_Short problem_
For this exercise, repeat all of the material verbatim apart from its images.

━━━━━━━━

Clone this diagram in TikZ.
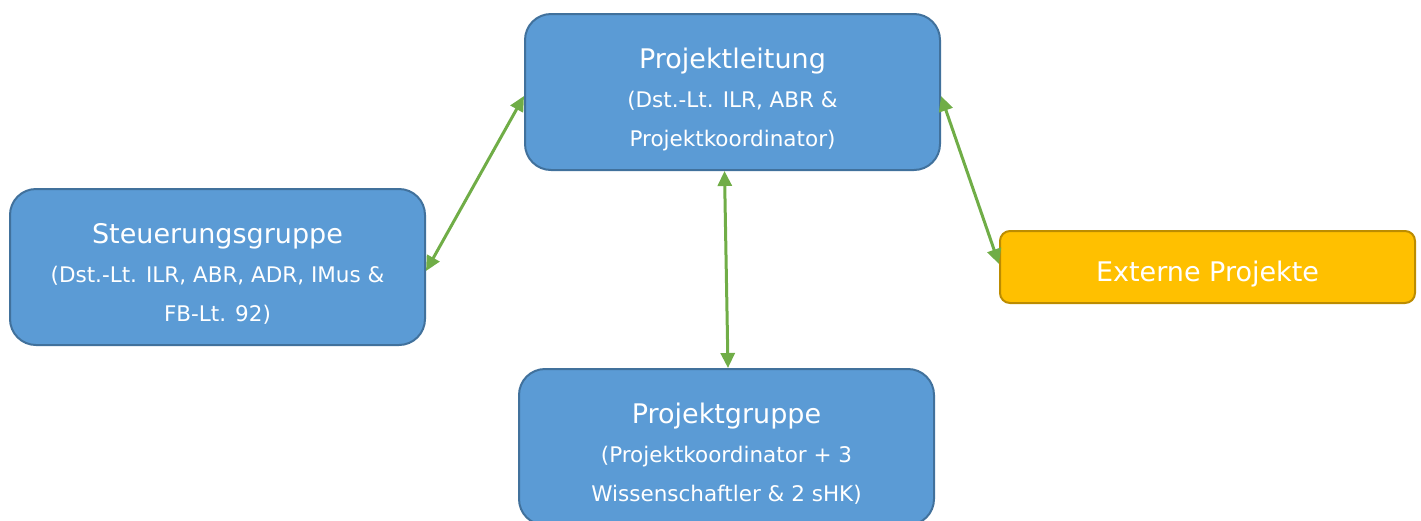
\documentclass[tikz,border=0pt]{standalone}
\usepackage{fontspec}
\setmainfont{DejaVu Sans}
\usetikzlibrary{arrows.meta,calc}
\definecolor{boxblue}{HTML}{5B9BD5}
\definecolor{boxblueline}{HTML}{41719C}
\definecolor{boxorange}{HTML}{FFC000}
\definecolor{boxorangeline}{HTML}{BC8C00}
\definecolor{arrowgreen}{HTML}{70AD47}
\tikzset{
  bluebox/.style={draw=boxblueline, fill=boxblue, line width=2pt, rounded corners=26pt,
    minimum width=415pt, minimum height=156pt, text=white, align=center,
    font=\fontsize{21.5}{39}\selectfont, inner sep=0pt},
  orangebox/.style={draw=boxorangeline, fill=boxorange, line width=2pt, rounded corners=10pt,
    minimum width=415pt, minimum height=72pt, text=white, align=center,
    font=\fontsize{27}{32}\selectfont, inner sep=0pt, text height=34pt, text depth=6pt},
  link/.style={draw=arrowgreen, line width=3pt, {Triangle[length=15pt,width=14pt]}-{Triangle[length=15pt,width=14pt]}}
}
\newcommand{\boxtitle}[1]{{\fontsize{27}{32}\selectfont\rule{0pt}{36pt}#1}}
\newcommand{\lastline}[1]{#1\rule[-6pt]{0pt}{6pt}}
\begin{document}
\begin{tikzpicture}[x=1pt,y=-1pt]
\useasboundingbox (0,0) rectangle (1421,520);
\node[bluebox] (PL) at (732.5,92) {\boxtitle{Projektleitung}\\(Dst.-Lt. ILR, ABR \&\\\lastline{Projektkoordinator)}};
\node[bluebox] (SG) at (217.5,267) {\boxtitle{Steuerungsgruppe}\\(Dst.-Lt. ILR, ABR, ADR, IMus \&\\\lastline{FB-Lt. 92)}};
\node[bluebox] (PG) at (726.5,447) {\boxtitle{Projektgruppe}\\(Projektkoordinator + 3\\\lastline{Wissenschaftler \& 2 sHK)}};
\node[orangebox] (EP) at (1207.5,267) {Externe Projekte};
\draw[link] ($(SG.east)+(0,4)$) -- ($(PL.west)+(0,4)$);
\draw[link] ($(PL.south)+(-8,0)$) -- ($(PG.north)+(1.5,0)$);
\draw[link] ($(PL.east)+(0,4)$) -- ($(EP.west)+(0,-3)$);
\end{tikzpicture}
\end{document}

━━━━━━━━

_The response_
Clone this diagram in TikZ.
\documentclass[tikz,border=0pt]{standalone}
\usepackage{fontspec}
\setmainfont{DejaVu Sans}
\usetikzlibrary{arrows.meta,calc}
\definecolor{boxblue}{HTML}{5B9BD5}
\definecolor{boxblueline}{HTML}{41719C}
\definecolor{boxorange}{HTML}{FFC000}
\definecolor{boxorangeline}{HTML}{BC8C00}
\definecolor{arrowgreen}{HTML}{70AD47}
\tikzset{
  bluebox/.style={draw=boxblueline, fill=boxblue, line width=2pt, rounded corners=26pt,
    minimum width=415pt, minimum height=156pt, text=white, align=center,
    font=\fontsize{21.5}{39}\selectfont, inner sep=0pt},
  orangebox/.style={draw=boxorangeline, fill=boxorange, line width=2pt, rounded corners=10pt,
    minimum width=415pt, minimum height=72pt, text=white, align=center,
    font=\fontsize{27}{32}\selectfont, inner sep=0pt, text height=34pt, text depth=6pt},
  link/.style={draw=arrowgreen, line width=3pt, {Triangle[length=15pt,width=14pt]}-{Triangle[length=15pt,width=14pt]}}
}
\newcommand{\boxtitle}[1]{{\fontsize{27}{32}\selectfont\rule{0pt}{36pt}#1}}
\newcommand{\lastline}[1]{#1\rule[-6pt]{0pt}{6pt}}
\begin{document}
\begin{tikzpicture}[x=1pt,y=-1pt]
\useasboundingbox (0,0) rectangle (1421,520);
\node[bluebox] (PL) at (732.5,92) {\boxtitle{Projektleitung}\\(Dst.-Lt. ILR, ABR \&\\\lastline{Projektkoordinator)}};
\node[bluebox] (SG) at (217.5,267) {\boxtitle{Steuerungsgruppe}\\(Dst.-Lt. ILR, ABR, ADR, IMus \&\\\lastline{FB-Lt. 92)}};
\node[bluebox] (PG) at (726.5,447) {\boxtitle{Projektgruppe}\\(Projektkoordinator + 3\\\lastline{Wissenschaftler \& 2 sHK)}};
\node[orangebox] (EP) at (1207.5,267) {Externe Projekte};
\draw[link] ($(SG.east)+(0,4)$) -- ($(PL.west)+(0,4)$);
\draw[link] ($(PL.south)+(-8,0)$) -- ($(PG.north)+(1.5,0)$);
\draw[link] ($(PL.east)+(0,4)$) -- ($(EP.west)+(0,-3)$);
\end{tikzpicture}
\end{document}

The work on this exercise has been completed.